Saturday, January 14, 2017

Painting Eyes

I've been wanting to make this blog post for a while now.  I had trouble painting eyes for the longest time.  I watch numerous videos, read countless blog tutorials, practiced with other people's way of doing it and it always turned out like crap.  My miniatures would look googly eyed and terrible.  I've heard countless experts say "You don't have to paint eyes, just shade in the area", and every time I would do that it would feel like something was missing on the miniature.  That's because the face, specifically the eyes are a focal point on the model.  You're eyes are attracted to the face naturally, specifically the eyes.  Even animals do this, like when you yell at your cat and it looks at you in the eyes.

I've tried numerous methods of painting eyes over the years and I found a method that works for me and it might work for you.  I am by far no expert, but maybe this little tutorial will help someone.

The trick to this method is using the right equipment and keeping your paint as thin as possible.  If it's too thin, you'll lose control of it will run everywhere while if it's too thick, it won't flow right and clog up your brush.  I'd say a ratio of 3 drops of flow aid to 1 drop of paint depending on the consistency of the base paint your using.  Like I said previously, you want the paint to be as thin as possible.

I'll be using a one of my extra space wolf heads for this example...

I find painting the head separate from the body makes it easier to get into all the nooks and crannies of everything.  I basically just drilled into the bottom and shoved a toothpick with a little super glue on the end of it.
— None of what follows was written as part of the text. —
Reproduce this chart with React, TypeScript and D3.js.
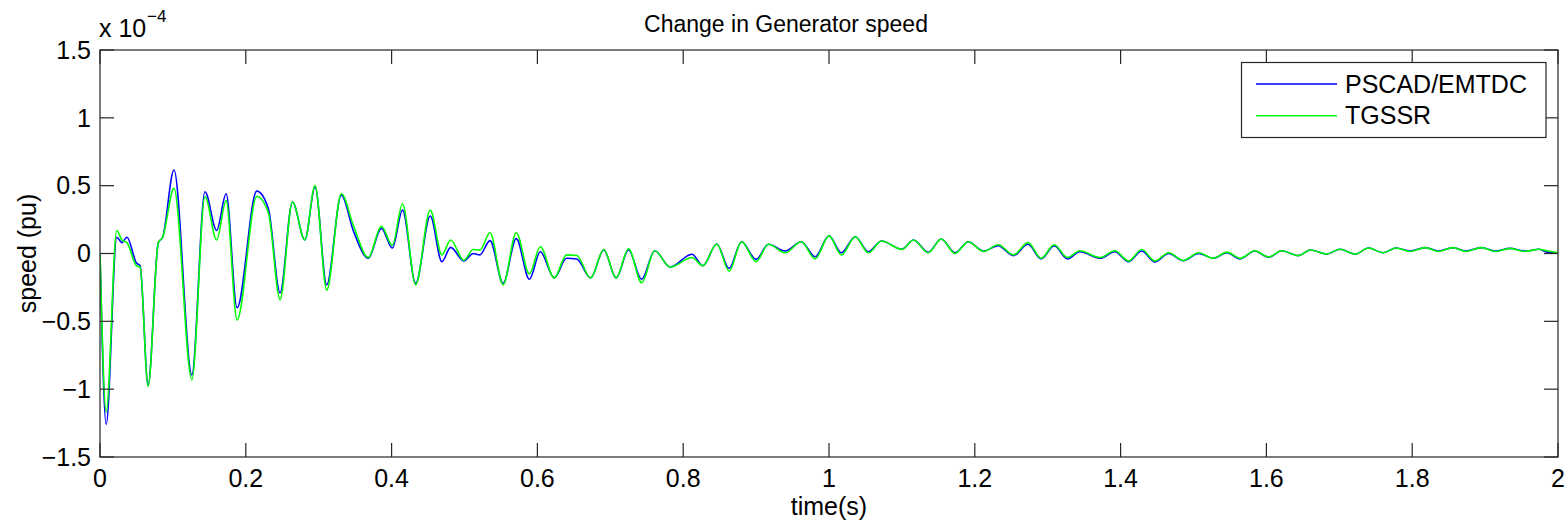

Next, you'll want to base coat the miniature or the head depending on how you're painting the model.

I mainly use reaper colors for most products unless I'm following a specific tutorial in which I'll use GW colors. I used reaper tanned shadow, reaper auburn shadow for the hair, and gw russ grey for the base.

Next, I shade the miniature like so...

I used reikland fleshshade on the face and hair and nuln oil for the base.  I like to put the shades in before I work on the eyes, that way I can see exactly where I need to put them.  Sometimes there's an eye lid, especially on gw models and if you put the eyeball on it, it looks horrible.

Now we're ready to define the area of where to put the eye.

Any black color will work for this.  If you make any mistake during this point (like I did with the left eye, getting some of the black on the lower eyelid) it can be fixed during the layering phase with the skin.  This is why I do the eyes after the washing as most mistakes can easily be corrected.

Next I used a cream color to do the actual eyeball.  It's good to use an off-white color as a straight white doesn't look right.  I used reaper creamy ivory for this.

Basically you want to draw it inside the black, leaving just an outline of black.  Again, you can see I screwed up on the right eye during this as I didn't thin the paint out enough which cause it to clog my brush which resulted in more of the cream color to come out covering the black at the bottom of the eye.  It's an easy fix as well since it happened right where I need to put black again for the iris.

Next, we go back to black (I usually add another drop of thinner at this point because it'll probably be too thick and this is very precise work) and I draw a line going down the center of the white on each eye, then slowly round out the sides in the shape of an iris leaving a little white on each side.

So you might be thinking the eyes are done.  Nope!!  Again, this is why I do the eyes right after the washing phase.  I know I'm going to make mistakes, I always do.  You can see I got black all over the eyelids, and I usually get black in places I don't want to.  It looks good, but it will look better after I layer the skin tone and can fix my mistakes... like so...

I reshaped the lids, kept the shade in the dark recess of the eyes, and added a quick tone all over the face and now we have a pretty decent face.  Sure, another layer of a lighter skin tone would look good, but I think I've made my point.

So, the take away points are as follows....

- Do the eyes after the flesh wash on the face.  Mistakes will be easier to fix and you can easily identify the eyelids and where the paint needs to go

- Any mistakes with the black can be fixed during the flesh layering phase

- Use an off-white color.  Straight white looks bad

- Thin your paints more than usual.  You need absolute control of it when doing this type of work

- Practice, this is not easy to do.  A steady hand is required, I also recommend using a head mounted magnifying glass along with a winsor newton series 7 3/0 brush

Here is a picture of the magnifying glass I use for anyone interested...

You can get these for pretty cheap off of amazon.  I think they're like $10 - $20.

Anyways, this is something different than what I normally post.  Probably not the best tutorial, but I think I get my point across with mistakes and all.  I hope it's been helpful.